• **WHAT NEEDS TO BE DONE**
Leaving out all pictures, copy exactly the lines from the one containing "Clone this chart in matplotlib." down to the one containing "wavelength = np.arange(360, 701, 5)", both of them included.

• **MATERIAL SUPPLIED**
········
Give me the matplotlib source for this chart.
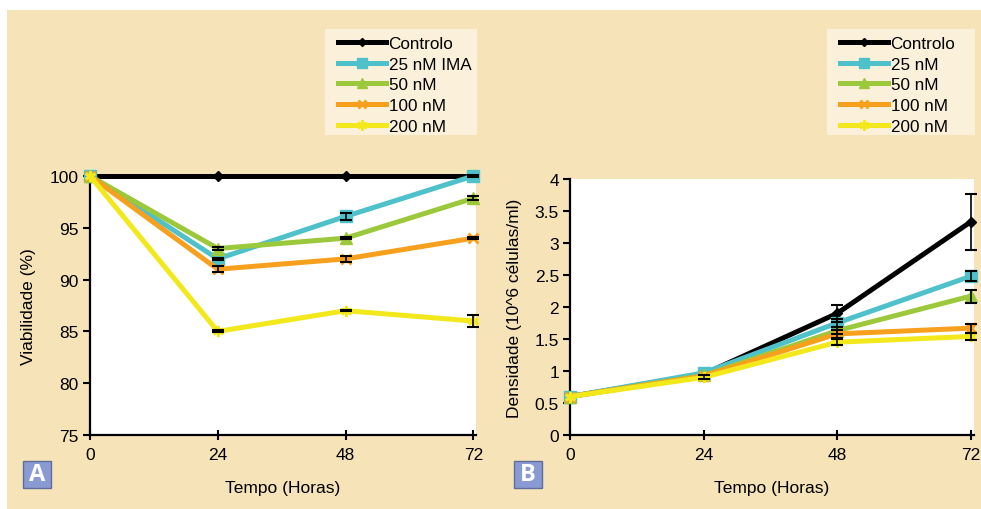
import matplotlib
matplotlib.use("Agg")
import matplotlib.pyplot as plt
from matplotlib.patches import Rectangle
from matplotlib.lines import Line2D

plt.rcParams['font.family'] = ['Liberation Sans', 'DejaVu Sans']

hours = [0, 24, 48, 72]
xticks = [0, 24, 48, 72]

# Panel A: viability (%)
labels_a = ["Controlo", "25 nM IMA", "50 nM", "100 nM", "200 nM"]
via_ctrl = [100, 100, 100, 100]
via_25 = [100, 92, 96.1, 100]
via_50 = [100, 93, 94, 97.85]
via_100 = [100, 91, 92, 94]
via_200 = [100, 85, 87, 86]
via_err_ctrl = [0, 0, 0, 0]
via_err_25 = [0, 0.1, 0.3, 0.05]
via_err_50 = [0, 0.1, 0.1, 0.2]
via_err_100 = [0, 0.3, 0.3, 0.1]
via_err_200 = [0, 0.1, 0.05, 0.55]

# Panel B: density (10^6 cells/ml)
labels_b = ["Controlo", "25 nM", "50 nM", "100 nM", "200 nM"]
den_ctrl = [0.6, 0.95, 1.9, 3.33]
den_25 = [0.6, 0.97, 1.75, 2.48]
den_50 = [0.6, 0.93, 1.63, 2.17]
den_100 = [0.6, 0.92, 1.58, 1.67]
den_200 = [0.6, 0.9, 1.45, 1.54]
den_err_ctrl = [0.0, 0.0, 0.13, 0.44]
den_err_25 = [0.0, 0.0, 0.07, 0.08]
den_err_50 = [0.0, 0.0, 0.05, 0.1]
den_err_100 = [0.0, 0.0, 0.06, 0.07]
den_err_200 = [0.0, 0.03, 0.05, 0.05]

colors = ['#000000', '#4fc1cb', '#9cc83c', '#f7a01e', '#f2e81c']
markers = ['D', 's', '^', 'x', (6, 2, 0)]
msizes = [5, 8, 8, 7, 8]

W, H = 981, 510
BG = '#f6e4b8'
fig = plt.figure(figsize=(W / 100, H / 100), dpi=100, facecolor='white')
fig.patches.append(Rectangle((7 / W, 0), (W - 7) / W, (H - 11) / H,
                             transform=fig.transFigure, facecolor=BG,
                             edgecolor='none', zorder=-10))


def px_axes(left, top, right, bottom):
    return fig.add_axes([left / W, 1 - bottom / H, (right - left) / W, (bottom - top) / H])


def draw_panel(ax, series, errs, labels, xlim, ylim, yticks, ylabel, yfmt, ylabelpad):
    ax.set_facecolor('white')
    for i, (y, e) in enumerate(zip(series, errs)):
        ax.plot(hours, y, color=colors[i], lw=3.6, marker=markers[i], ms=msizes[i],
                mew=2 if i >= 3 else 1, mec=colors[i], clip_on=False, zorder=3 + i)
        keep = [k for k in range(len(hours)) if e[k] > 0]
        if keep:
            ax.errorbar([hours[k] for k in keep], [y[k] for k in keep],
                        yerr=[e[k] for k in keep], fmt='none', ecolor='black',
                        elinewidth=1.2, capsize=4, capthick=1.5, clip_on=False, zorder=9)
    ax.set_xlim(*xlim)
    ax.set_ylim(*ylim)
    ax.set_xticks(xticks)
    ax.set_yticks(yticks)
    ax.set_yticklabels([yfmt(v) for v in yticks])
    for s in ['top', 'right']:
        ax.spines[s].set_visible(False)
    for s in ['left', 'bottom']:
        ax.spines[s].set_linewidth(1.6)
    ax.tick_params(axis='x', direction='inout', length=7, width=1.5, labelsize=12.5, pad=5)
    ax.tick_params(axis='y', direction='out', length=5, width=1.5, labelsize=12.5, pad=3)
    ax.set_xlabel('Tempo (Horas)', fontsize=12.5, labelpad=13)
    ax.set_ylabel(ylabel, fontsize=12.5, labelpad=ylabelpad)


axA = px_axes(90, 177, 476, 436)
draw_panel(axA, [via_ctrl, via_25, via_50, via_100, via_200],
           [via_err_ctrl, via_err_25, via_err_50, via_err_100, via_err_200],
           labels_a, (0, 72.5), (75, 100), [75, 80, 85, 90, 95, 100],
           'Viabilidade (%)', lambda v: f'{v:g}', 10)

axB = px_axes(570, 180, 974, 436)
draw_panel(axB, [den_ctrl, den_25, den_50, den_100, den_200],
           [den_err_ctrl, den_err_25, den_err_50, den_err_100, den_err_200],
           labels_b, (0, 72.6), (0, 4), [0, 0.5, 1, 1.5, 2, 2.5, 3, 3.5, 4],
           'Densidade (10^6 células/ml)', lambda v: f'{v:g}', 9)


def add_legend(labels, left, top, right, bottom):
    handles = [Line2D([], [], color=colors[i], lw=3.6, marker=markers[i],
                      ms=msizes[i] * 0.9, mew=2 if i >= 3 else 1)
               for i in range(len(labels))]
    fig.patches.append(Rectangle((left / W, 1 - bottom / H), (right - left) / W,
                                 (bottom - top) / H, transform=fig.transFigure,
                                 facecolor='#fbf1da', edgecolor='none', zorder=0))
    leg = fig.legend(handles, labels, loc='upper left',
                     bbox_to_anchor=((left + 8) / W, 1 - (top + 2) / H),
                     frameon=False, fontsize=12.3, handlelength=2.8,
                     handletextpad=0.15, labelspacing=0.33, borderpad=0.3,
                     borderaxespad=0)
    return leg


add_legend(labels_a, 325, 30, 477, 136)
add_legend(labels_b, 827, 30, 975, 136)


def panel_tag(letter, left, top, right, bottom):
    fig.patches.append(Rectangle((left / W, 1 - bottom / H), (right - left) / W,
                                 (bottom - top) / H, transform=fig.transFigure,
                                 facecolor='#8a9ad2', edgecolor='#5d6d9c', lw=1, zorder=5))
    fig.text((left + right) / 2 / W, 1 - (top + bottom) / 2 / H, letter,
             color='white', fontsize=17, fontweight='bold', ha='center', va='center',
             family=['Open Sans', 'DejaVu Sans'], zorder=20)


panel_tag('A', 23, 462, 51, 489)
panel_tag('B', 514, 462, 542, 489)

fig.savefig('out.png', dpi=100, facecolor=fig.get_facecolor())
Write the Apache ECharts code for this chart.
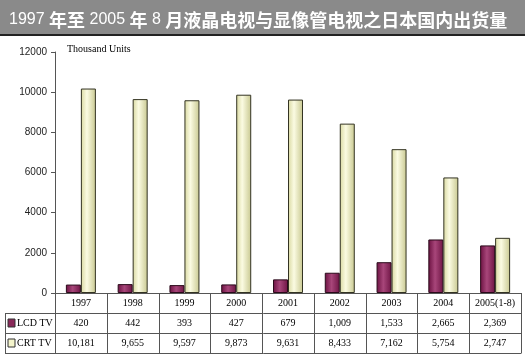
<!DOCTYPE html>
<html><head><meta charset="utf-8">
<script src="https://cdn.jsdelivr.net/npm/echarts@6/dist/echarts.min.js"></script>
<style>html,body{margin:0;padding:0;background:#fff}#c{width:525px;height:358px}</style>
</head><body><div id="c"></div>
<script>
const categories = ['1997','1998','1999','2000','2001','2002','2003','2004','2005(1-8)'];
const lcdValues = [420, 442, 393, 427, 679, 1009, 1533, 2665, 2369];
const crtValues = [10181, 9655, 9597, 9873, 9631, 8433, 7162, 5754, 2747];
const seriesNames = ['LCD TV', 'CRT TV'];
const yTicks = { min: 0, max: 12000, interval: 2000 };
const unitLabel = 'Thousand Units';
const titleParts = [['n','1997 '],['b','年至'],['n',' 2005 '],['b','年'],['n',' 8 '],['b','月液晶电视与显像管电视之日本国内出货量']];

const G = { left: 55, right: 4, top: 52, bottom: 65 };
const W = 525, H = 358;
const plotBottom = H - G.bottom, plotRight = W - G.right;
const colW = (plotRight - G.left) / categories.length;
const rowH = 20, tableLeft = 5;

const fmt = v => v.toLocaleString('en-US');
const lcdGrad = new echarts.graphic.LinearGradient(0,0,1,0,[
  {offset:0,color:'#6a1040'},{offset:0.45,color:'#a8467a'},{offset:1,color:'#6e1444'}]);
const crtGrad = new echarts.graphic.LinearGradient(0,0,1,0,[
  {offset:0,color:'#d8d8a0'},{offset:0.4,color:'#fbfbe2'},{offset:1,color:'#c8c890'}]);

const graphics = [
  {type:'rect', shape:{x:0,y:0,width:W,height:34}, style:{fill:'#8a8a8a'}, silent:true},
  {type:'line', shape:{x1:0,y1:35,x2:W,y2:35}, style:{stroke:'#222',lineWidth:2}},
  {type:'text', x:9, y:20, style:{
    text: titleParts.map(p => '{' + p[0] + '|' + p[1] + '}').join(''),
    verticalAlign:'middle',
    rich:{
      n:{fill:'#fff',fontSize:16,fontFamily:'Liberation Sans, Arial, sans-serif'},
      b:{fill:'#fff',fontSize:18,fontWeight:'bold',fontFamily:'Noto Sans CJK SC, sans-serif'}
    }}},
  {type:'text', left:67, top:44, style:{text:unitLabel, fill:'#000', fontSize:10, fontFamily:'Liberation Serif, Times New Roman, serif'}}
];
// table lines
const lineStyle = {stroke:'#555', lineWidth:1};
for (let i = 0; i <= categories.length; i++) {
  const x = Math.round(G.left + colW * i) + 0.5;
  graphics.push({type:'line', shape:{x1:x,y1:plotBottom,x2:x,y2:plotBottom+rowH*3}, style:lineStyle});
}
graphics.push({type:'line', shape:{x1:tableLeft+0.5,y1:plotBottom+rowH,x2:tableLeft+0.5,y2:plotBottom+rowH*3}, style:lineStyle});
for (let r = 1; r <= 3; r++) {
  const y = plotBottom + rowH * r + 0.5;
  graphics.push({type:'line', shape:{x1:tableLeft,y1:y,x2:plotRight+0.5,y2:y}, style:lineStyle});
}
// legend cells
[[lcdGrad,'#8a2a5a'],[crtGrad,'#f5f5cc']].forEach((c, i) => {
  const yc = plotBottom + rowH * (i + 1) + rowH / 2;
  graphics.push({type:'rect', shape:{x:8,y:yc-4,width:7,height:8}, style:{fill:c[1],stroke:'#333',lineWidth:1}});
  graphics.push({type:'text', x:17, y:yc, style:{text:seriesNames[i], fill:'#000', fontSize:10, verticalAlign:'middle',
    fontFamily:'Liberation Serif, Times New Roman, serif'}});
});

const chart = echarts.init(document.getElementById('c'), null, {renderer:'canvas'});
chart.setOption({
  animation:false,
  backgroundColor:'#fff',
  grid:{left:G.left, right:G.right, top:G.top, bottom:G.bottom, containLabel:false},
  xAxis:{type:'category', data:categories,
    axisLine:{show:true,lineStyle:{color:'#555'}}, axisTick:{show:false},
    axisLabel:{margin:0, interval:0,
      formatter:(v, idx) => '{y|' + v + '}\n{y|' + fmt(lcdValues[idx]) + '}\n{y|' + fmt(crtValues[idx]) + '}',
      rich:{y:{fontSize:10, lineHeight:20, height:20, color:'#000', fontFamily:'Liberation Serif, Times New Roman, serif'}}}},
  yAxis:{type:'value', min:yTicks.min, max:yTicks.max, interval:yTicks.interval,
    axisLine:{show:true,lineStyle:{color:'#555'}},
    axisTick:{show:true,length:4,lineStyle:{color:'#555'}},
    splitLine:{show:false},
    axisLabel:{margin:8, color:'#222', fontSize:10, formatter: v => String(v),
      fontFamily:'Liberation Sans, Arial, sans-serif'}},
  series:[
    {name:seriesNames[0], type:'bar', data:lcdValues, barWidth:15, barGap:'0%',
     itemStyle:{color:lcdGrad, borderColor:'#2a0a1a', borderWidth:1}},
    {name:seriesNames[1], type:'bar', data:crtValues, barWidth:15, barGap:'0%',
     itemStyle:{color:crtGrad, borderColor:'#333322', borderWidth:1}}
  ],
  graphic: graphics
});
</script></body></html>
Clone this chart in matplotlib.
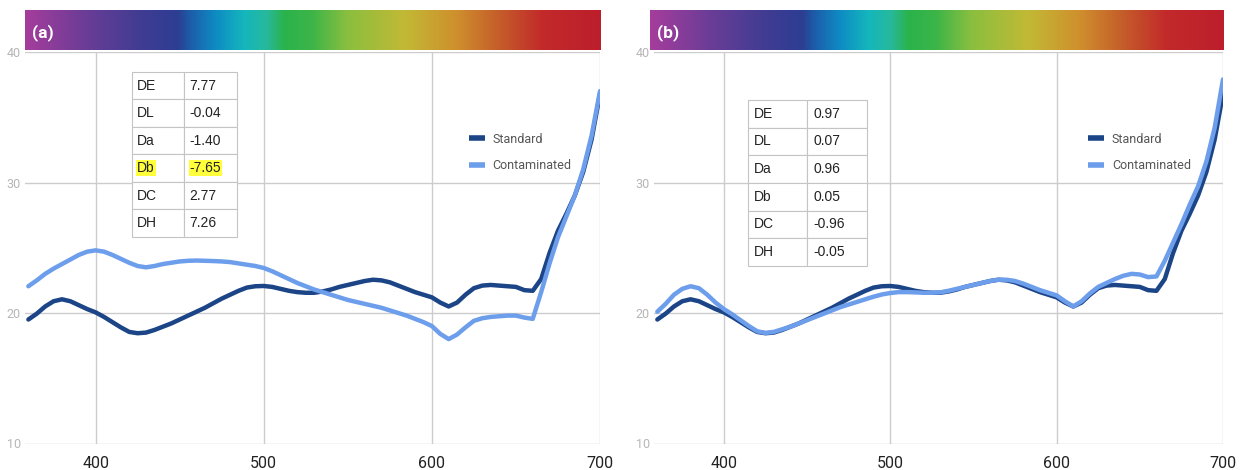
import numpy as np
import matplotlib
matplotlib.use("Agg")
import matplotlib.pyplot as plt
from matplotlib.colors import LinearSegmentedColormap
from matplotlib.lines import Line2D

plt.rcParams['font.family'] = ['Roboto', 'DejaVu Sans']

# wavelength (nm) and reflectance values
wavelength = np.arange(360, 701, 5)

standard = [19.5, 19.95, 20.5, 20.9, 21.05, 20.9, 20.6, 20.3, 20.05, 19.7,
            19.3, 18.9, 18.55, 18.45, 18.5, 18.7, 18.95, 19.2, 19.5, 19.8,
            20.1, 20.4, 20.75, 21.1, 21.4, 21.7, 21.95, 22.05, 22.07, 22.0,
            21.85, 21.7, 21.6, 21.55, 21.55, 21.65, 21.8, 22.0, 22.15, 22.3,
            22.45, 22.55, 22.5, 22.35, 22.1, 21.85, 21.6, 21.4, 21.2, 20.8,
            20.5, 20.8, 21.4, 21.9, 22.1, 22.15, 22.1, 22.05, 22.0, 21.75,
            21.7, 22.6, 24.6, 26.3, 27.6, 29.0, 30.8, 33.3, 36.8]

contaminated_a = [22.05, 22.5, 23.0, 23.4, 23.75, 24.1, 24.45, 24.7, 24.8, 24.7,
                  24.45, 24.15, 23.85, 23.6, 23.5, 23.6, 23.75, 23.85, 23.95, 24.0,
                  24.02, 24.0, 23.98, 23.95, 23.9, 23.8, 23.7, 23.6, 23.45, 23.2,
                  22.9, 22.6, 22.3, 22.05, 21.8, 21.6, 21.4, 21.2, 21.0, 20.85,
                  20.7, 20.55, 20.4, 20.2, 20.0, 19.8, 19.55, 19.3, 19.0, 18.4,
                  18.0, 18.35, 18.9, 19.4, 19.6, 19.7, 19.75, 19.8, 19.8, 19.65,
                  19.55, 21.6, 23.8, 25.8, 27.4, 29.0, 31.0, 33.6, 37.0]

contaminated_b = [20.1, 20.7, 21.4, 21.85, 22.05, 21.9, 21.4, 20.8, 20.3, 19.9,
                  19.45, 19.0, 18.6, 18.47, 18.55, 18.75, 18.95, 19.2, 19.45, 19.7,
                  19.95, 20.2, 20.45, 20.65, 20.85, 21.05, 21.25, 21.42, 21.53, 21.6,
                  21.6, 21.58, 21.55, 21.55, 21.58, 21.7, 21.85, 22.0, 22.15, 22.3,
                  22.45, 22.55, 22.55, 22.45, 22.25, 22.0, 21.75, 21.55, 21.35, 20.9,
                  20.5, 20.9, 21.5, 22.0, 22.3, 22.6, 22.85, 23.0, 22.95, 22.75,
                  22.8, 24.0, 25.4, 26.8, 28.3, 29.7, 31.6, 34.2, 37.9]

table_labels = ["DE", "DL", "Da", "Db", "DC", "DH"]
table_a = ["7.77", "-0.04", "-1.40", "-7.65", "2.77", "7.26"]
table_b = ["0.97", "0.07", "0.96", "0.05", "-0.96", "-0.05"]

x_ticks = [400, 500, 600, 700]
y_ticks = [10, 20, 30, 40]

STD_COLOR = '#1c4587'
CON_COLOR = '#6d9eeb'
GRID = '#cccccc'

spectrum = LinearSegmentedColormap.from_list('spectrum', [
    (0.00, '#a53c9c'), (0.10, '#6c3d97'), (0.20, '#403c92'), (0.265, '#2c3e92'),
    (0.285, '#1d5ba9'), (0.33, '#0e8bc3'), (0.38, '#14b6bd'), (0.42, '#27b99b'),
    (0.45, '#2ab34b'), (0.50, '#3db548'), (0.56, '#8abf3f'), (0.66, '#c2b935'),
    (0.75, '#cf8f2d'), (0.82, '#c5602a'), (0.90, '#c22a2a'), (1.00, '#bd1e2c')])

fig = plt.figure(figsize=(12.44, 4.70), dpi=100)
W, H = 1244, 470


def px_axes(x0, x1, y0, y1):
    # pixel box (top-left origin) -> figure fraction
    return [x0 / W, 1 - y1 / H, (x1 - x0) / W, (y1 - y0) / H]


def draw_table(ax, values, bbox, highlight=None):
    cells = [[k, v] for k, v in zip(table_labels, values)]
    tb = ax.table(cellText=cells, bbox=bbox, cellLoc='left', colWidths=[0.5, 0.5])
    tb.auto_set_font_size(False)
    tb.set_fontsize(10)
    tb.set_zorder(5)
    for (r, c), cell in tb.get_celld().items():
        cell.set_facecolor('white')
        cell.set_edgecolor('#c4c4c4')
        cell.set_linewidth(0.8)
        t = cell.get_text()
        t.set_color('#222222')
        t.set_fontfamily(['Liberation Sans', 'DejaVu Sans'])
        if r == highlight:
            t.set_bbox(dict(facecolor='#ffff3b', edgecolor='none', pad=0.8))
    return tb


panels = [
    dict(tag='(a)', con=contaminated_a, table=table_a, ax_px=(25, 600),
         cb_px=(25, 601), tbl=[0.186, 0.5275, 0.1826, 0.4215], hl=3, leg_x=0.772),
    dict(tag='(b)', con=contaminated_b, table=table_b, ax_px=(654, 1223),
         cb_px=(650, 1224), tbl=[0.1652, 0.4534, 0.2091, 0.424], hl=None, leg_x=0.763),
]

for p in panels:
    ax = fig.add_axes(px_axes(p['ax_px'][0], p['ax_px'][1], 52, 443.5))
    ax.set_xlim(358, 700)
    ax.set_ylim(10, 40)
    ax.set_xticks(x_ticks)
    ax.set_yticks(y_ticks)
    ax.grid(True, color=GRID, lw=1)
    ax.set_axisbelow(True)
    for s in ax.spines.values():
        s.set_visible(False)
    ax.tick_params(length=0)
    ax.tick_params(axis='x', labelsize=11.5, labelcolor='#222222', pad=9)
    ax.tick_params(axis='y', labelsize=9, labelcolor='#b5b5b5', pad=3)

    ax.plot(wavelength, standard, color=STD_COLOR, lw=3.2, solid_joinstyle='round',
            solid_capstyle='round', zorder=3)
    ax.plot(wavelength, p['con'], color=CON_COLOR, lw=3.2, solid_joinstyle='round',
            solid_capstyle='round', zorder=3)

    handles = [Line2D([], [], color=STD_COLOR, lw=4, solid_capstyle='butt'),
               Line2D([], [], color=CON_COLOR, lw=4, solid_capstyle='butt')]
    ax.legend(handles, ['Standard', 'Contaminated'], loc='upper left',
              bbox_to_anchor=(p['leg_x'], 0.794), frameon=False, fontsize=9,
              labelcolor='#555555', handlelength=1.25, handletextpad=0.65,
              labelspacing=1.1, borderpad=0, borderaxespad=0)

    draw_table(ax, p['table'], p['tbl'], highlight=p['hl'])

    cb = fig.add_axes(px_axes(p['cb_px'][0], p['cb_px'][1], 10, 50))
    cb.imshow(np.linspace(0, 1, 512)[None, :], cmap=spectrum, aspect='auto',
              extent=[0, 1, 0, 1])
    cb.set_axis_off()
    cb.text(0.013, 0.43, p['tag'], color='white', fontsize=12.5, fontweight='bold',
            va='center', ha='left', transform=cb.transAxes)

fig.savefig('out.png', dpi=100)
········
• **EXERCISE OUTPUT**
Clone this chart in matplotlib.
import numpy as np
import matplotlib
matplotlib.use("Agg")
import matplotlib.pyplot as plt
from matplotlib.colors import LinearSegmentedColormap
from matplotlib.lines import Line2D

plt.rcParams['font.family'] = ['Roboto', 'DejaVu Sans']

# wavelength (nm) and reflectance values
wavelength = np.arange(360, 701, 5)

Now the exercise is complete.